Extra, extra, PostGIS Really Fast!

Because, frankly, I love nothing more than approbation, I am going to quote this comment on “Much Faster Unions in PostGIS” in full:

This is a truly spectacular piece of work. We have often been asked by clients to buffer and merge point datasets with several million points. We attempted this using ArcWhatever (could barely open the points, let along buffer them) and FME, which ran for a week and then gave an out of memory error. So, I do the whole configure, make, make install thing, 4 times, for postgres, goes, proj4 and postgis. After a lot of swearing and running ldconfig a few million times I eventually get postgis to accept that geos really is installed – MySQL might have more limited spatial functionality, but it sure is a lot easier to build from source.

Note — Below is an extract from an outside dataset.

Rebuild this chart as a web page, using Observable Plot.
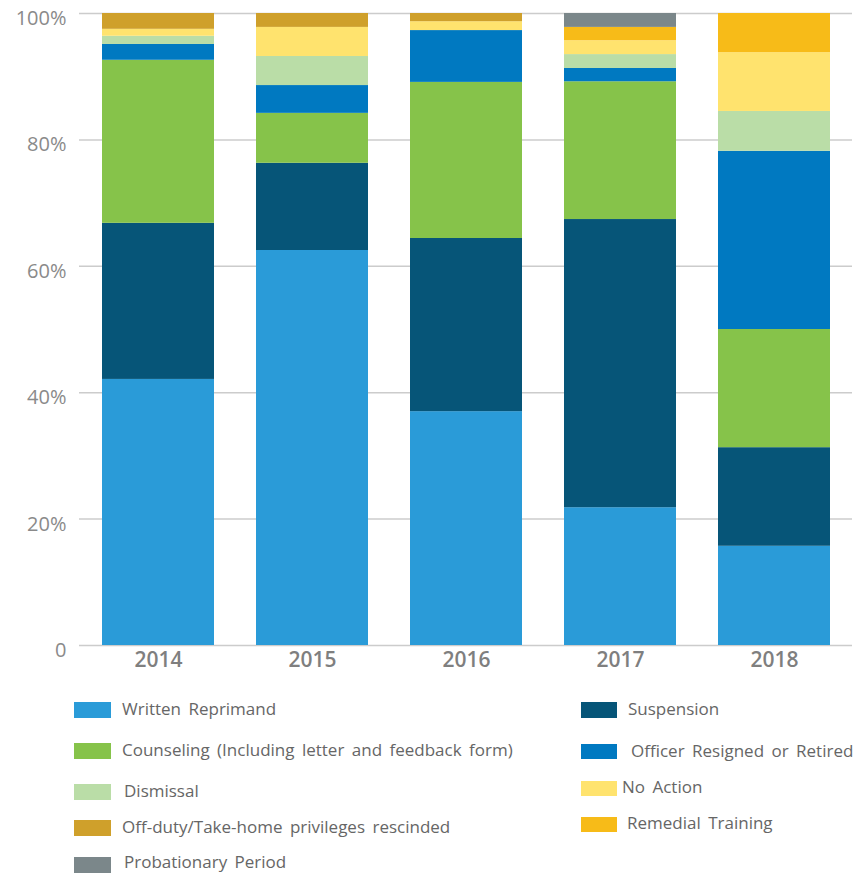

Anyway, I digress. I run a few random queries using the excellent generate series capability in postgres, and manage to create, buffer and merge 100,000 points in a few seconds. Finally, I try this on a real world dataset, namely all of the postal addresses in Wales, 1.4 million or so. With a 200m buffer, this ran on a reasonably pokey 64-bit linux box in 19 minutes. Truly astonishing. Well done. Much as I love MySQL, this was a bit of St. Paul on the road to Damascus moment.

Full credit to Martin Davis, who implemented this technique in JTS. We just borrowed it for database land.